After the collapse of the Soviet bloc, it seemed that history itself had resolved the question. The world, we were told, had become Western.
Today, that certainty looks dangerously outdated.
We have reached the extraordinary point where a NATO member, Denmark, fears for its territorial integrity—not from an external adversary, but from another NATO member. And not just any member. The threat, at least at the level of presidential rhetoric, comes from the alliance’s hegemonic power: the United States itself, whose president has openly floated the idea of acquiring Greenland.
The fact that this scenario is even discussed as a geopolitical possibility—rather than dismissed as a bad joke—speaks volumes.
A Crisis Larger Than Trump
If the United States were to seize territory belonging to another NATO country, the alliance would not merely face a crisis. It would lose its meaning. NATO cannot survive the normalisation of internal coercion.
This is not, of course, the first—or even the deepest—crisis of the West. The war in Ukraine offers another revealing example. For a long period, the US led the push for sustained support to Kyiv. Then American policy shifted. Washington began negotiating directly with Moscow, on terms more favourable to Russia, while demanding that European allies shoulder a far greater share of the economic burden.
The message was unmistakable: solidarity is conditional.
Nor is the fracture confined to security. Europe narrowly avoided a full-blown trade war with the US, but the fact that it came so close underscores how fragile the alliance has become. Economic interdependence, once a stabilising force, is increasingly weaponised.
These dynamics help explain the growing unease across the Western camp. It manifests either as calls for Europe to assume greater strategic autonomy—or as anxious efforts to secure American favour. Neither response fully addresses the underlying problem.
The West’s Crisis Is Structural, Not Personal
The temptation is to frame this moment as the product of one disruptive US president. That is a comforting illusion.
The real problem is not a single leader or administration. It is that the West has been in crisis for years.
The moment of Western “victory” after the collapse of the USSR was not followed by a serious assumption of responsibility for building a global order governed by shared rules. Instead, after 9/11, the so-called “war on terror” became a pretext for a mix of imperial arrogance and open cynicism. Entire regions were pushed into chaos. In many parts of the world, anti-Western sentiment ceased to be ideological and became almost instinctive.
The West failed to construct an international economic architecture capable of preventing trade wars or offering meaningful opportunities to the Global South. Instead, globalisation became synonymous with asymmetry, dependency and recurring crises.
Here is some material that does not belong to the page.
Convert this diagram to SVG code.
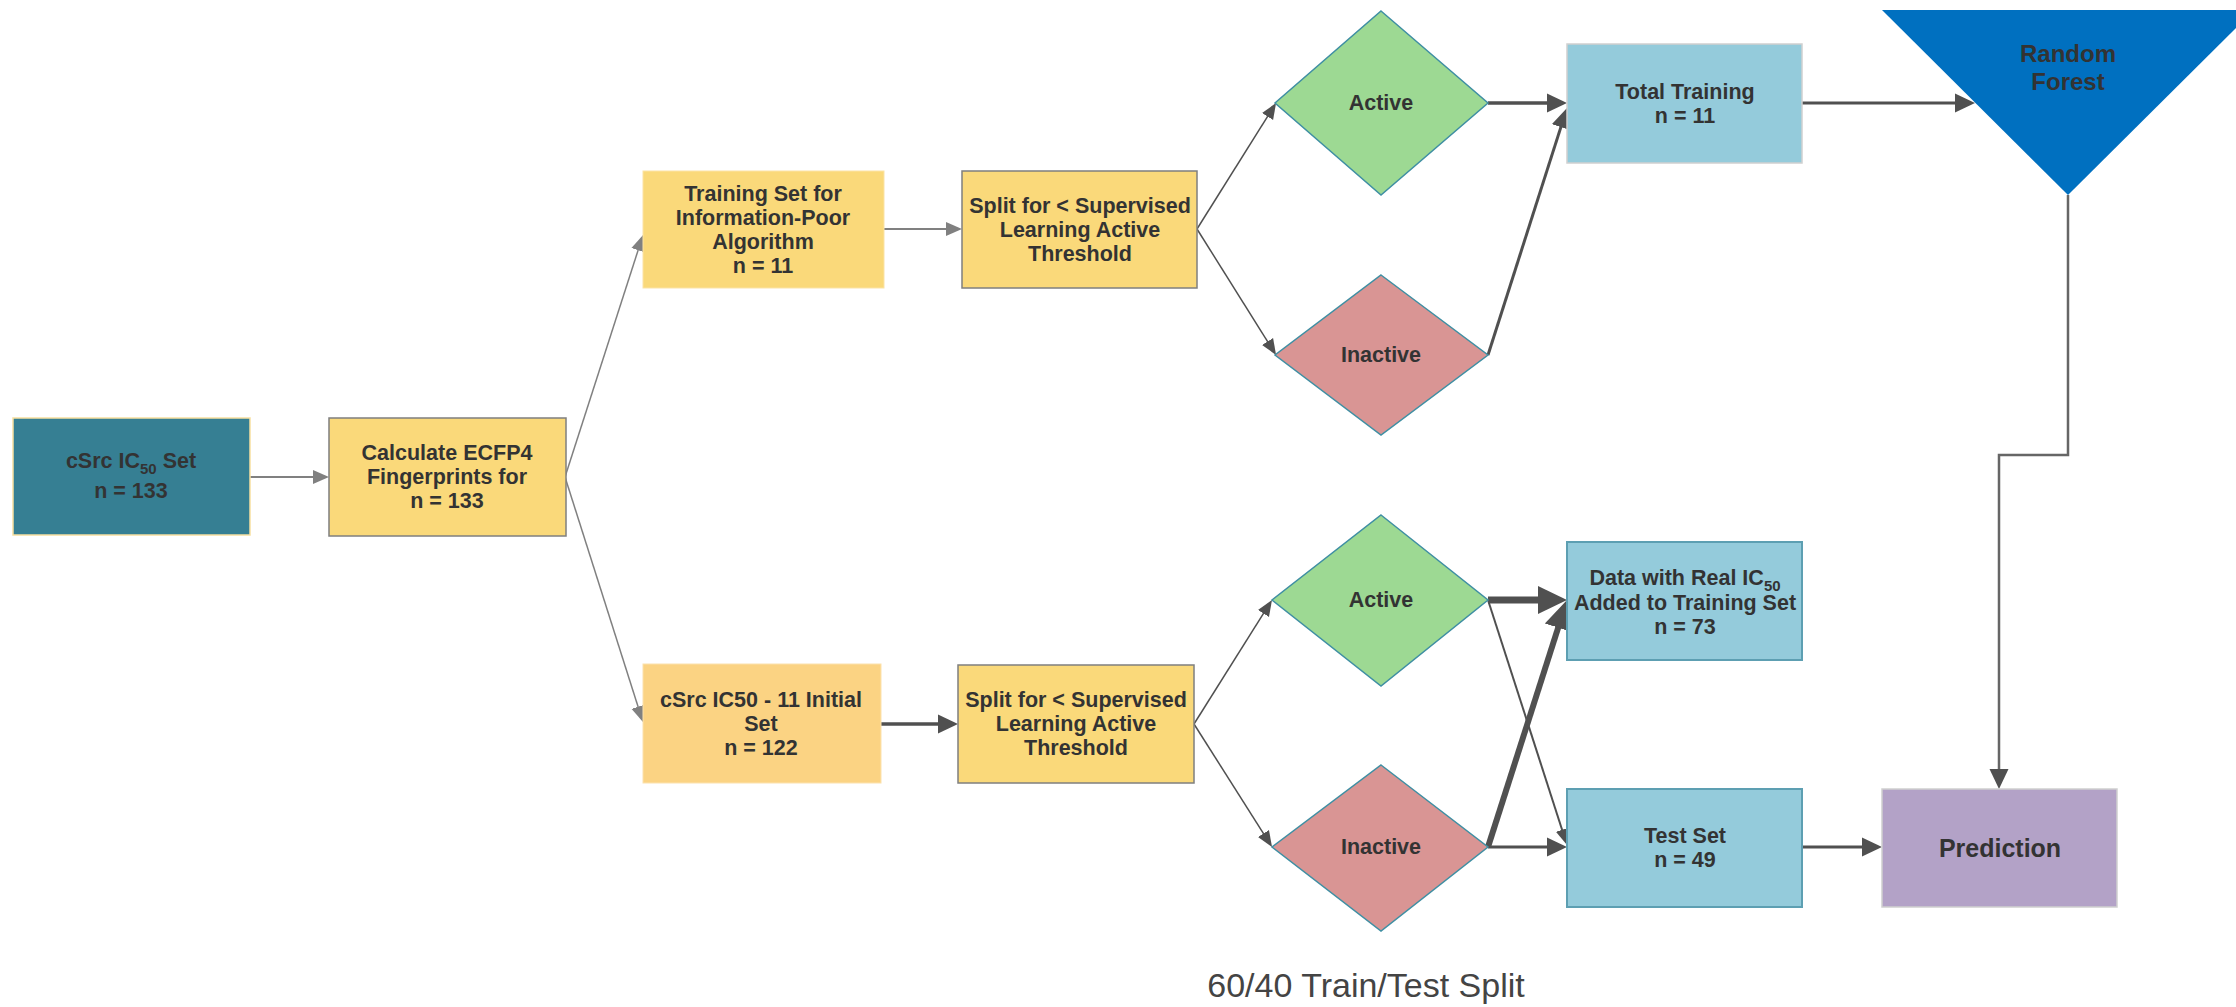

Institutions that once allowed for de-escalation and dialogue—most notably the United Nations—have been systematically undermined. Multilateralism has been hollowed out, often by the very powers that once championed it.
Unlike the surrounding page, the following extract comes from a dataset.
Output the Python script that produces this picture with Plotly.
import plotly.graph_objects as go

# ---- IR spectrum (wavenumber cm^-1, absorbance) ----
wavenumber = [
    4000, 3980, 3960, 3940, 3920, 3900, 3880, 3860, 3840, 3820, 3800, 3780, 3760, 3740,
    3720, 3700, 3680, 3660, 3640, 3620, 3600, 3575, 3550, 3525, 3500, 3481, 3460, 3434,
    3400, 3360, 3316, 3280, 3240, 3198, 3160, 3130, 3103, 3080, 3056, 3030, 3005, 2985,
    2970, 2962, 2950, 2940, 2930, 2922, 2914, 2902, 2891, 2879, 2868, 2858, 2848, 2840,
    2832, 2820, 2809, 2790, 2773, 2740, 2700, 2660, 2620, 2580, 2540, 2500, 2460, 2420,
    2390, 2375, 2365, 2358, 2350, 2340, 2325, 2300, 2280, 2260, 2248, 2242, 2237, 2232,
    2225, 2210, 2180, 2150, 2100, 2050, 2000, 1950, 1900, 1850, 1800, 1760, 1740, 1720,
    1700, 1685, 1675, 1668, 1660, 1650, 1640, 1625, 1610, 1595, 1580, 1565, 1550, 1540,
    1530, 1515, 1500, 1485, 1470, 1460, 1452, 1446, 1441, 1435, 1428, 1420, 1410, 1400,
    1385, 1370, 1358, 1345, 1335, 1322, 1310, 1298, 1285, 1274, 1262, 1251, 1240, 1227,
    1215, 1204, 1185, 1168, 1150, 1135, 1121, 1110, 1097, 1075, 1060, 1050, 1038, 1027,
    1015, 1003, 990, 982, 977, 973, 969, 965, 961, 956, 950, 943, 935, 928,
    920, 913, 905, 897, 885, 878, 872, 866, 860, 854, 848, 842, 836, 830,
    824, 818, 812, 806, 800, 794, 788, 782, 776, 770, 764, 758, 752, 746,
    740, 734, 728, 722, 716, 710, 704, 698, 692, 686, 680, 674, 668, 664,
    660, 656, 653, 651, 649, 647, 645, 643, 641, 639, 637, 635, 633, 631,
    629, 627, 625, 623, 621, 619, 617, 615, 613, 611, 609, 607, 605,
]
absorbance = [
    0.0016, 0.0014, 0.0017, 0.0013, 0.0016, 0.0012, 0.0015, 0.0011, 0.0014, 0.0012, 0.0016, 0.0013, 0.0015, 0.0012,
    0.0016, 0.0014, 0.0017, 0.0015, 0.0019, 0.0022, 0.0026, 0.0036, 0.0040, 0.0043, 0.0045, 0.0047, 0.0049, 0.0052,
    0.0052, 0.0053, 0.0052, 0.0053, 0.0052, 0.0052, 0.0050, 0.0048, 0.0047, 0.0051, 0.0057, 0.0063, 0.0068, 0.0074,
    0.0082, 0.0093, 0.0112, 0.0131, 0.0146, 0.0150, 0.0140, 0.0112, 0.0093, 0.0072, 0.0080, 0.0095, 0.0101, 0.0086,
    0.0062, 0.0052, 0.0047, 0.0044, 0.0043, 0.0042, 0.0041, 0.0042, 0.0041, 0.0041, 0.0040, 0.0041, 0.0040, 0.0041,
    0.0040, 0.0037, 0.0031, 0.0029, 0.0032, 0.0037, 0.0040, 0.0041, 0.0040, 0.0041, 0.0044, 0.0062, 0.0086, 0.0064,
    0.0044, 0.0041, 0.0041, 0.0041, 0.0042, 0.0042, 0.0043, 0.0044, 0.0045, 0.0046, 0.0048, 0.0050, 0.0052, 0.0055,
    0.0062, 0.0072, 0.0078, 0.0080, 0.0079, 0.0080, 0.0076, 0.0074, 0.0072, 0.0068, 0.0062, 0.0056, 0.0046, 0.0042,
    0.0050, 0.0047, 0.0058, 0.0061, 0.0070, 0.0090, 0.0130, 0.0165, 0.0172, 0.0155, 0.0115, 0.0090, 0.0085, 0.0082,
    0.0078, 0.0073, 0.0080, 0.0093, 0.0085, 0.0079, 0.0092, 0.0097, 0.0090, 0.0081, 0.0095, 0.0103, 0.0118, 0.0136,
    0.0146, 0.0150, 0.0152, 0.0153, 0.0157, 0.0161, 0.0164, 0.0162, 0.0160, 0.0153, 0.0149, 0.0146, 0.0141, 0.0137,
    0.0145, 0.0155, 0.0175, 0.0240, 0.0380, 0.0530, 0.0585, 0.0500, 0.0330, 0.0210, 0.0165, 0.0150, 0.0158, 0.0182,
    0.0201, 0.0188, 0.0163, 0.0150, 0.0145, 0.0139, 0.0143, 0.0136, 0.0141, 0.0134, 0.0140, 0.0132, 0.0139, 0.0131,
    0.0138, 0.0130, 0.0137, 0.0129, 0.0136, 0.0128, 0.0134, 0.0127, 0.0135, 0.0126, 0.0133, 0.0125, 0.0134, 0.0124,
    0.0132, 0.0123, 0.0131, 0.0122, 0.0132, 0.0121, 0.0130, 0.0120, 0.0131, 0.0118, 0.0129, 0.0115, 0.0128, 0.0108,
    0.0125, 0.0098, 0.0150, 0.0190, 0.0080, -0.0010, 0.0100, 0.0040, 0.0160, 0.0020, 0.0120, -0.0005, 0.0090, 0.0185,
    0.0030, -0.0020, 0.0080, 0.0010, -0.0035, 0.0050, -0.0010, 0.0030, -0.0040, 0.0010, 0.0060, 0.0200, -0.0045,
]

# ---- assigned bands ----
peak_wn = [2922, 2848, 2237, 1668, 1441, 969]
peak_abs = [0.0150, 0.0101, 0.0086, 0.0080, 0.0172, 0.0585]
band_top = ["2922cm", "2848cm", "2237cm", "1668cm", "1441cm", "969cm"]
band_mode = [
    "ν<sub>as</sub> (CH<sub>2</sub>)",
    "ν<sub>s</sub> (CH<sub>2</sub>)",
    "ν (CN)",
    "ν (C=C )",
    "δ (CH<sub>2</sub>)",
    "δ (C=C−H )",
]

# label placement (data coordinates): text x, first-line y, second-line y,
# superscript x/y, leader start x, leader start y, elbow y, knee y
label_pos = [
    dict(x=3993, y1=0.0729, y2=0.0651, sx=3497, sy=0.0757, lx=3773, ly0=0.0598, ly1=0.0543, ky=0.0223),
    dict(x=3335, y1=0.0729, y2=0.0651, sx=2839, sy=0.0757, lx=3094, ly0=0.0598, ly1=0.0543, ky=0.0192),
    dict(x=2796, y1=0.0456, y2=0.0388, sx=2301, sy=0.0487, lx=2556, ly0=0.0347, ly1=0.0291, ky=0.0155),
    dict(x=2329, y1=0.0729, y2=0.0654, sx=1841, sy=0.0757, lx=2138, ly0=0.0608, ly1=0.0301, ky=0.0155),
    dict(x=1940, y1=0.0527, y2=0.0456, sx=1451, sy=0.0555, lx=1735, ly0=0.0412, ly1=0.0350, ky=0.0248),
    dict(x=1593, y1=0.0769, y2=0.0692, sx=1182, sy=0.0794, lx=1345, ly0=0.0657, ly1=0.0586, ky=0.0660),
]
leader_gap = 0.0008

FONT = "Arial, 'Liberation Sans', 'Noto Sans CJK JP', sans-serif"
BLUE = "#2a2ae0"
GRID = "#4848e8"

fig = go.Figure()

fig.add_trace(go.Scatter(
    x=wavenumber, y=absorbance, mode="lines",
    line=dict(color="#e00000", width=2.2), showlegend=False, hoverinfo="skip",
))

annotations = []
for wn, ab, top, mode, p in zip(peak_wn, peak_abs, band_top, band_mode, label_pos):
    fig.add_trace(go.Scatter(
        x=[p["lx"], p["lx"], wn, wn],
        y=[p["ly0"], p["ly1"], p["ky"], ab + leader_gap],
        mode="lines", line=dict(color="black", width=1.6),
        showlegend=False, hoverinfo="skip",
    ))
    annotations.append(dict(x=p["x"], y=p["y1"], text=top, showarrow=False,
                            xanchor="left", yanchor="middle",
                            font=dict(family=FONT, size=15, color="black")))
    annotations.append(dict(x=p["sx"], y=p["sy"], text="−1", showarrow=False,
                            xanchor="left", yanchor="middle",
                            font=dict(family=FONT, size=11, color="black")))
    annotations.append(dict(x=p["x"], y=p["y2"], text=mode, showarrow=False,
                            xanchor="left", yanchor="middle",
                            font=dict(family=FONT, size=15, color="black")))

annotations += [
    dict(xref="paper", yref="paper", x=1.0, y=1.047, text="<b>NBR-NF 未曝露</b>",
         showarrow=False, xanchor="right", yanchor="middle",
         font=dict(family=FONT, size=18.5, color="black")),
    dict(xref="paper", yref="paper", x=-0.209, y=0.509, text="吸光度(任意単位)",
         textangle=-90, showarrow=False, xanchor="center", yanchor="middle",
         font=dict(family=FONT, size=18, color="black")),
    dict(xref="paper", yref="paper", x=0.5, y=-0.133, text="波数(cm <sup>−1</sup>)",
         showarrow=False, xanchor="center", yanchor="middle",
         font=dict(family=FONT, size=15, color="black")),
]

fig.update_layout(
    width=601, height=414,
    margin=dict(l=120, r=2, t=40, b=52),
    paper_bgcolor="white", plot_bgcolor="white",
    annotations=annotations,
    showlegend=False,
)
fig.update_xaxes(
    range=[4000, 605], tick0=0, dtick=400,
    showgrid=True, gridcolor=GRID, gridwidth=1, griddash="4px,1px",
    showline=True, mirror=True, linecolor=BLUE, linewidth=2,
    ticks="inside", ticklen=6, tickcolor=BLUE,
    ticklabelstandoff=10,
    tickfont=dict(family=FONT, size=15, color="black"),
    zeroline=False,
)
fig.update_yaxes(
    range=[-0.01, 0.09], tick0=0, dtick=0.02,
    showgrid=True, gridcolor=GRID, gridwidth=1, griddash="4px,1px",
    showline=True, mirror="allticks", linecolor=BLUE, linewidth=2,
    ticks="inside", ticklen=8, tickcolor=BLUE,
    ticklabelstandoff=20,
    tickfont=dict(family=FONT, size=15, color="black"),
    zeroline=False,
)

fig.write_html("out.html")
Western credibility has also eroded through selective morality. The West continues to align itself uncritically with figures such as Benjamin Netanyahu, despite growing global outrage and a clear rupture with international public opinion. Strategic loyalty increasingly trumps normative consistency.
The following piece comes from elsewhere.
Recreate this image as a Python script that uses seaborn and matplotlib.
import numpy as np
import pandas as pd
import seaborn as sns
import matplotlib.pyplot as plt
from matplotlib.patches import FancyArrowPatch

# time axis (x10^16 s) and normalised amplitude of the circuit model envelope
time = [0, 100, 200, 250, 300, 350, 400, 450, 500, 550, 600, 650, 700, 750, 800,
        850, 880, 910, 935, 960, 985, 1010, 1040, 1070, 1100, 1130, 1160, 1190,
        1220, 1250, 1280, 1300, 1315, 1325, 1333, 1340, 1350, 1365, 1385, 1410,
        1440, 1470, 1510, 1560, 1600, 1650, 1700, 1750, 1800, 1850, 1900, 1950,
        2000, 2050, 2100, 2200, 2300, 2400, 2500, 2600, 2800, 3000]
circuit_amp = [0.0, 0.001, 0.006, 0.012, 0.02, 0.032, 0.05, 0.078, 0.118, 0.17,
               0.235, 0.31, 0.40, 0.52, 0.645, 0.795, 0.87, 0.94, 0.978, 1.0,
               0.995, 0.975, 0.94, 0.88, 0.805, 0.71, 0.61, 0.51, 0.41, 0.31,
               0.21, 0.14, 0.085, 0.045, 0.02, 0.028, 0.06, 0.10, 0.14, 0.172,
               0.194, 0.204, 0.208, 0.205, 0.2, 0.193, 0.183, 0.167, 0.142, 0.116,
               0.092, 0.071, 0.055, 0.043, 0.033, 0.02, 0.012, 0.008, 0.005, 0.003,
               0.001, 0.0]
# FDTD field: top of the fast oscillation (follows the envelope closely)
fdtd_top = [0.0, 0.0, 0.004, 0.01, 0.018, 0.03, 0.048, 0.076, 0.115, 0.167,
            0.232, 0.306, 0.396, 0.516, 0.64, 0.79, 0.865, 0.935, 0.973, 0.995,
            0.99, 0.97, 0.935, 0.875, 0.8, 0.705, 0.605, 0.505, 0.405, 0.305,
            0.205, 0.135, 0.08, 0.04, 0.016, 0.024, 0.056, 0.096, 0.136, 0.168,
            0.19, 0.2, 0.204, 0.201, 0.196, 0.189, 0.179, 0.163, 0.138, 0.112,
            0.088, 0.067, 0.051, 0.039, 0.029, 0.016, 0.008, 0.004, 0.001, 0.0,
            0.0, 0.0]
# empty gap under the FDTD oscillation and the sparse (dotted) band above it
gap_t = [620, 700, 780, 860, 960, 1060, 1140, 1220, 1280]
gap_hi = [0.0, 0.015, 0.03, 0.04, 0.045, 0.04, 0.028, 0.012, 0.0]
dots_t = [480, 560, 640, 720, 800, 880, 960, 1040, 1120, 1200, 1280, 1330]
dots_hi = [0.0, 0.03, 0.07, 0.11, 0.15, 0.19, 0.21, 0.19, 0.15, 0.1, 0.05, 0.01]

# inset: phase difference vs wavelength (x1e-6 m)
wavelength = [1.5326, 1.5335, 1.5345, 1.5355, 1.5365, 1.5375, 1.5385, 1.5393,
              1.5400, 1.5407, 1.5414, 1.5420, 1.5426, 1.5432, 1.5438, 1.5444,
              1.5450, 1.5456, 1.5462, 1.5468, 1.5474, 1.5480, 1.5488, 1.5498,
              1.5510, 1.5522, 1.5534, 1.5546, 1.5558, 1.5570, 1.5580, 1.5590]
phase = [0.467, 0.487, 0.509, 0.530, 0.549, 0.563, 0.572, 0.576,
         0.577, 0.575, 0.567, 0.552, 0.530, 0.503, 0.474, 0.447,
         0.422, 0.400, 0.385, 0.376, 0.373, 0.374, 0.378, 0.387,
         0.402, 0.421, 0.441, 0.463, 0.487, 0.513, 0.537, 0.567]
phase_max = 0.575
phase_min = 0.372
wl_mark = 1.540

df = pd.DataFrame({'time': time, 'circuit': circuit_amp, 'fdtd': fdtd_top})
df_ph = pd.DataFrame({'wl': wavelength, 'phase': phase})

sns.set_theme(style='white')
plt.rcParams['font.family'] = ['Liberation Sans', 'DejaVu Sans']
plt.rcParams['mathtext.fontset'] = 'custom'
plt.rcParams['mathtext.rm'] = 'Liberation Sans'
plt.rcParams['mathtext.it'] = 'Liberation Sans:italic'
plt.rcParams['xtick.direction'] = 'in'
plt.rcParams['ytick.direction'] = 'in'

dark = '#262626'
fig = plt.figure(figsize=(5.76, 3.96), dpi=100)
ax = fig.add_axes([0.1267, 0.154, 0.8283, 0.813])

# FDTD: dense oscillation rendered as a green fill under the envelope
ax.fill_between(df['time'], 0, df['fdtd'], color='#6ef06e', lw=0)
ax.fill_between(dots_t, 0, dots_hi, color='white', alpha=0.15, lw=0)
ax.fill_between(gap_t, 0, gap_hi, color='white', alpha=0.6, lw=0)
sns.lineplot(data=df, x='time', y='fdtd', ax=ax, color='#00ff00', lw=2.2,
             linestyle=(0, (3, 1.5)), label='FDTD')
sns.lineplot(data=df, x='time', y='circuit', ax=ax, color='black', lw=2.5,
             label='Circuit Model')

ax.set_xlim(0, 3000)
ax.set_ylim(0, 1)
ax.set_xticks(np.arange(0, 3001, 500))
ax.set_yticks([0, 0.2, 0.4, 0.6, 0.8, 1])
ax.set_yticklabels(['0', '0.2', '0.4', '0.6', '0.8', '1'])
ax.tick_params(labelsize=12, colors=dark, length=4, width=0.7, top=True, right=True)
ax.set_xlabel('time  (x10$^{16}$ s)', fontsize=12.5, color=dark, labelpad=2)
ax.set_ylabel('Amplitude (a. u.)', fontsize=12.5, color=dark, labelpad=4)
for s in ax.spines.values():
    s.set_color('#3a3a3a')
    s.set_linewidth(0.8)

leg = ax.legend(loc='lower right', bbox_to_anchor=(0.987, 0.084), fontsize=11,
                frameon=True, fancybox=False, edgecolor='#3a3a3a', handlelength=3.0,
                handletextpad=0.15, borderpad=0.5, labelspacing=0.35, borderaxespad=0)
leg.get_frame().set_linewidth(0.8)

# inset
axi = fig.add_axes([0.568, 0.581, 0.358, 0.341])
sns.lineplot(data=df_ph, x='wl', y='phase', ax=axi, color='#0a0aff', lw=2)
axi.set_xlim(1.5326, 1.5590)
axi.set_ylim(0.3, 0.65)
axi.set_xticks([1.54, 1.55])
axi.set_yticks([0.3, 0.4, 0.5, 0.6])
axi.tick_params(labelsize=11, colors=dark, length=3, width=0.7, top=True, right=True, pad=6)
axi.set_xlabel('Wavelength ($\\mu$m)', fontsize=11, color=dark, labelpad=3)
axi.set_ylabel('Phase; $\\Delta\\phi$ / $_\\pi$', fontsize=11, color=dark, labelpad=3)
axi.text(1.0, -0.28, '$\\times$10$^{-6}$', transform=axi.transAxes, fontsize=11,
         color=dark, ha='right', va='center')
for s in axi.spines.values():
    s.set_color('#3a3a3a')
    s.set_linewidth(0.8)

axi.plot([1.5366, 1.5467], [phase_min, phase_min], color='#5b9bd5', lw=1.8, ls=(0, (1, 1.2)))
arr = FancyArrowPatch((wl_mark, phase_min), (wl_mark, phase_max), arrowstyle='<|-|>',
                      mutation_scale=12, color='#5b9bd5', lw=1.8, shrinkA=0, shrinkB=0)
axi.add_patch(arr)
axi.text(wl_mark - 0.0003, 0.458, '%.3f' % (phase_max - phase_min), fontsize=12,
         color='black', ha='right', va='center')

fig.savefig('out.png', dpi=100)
Meanwhile, competition with China is allowed to escalate almost by default, without any serious effort to establish rules, red lines or a stable equilibrium. Rivalry drifts toward confrontation, absent a shared framework to contain it.
From Rules to Raw Power
What unites these failures is a steady abandonment of the idea that power should be constrained by rules. The West increasingly behaves not as a community of norms, but as a loose coalition of interests—sometimes overlapping, often conflicting.
This is why the Greenland episode matters far beyond Denmark. It is not about territory. It is about whether the West still believes in itself as a rules-based project—or whether it has quietly accepted a return to raw power politics, even within its own alliances.
If NATO can no longer guarantee that its strongest member will not coerce its weakest, then it ceases to be an alliance. It becomes a hierarchy.
Can the Decline Be Reversed?
Whether this trajectory can be reversed is an open question. Ending the war in Ukraine, for example, is necessary. But how it ends—and on whose terms—will define the future credibility of the West.
What is certain is that without change, the descent into fragmentation and instability will continue. A West that cannot restrain itself cannot expect the rest of the world to accept its leadership.
The choice is stark: rebuild a rules-based order with real commitments and shared responsibility—or accept that “the West” is no longer a coherent political reality, but merely a fading memory.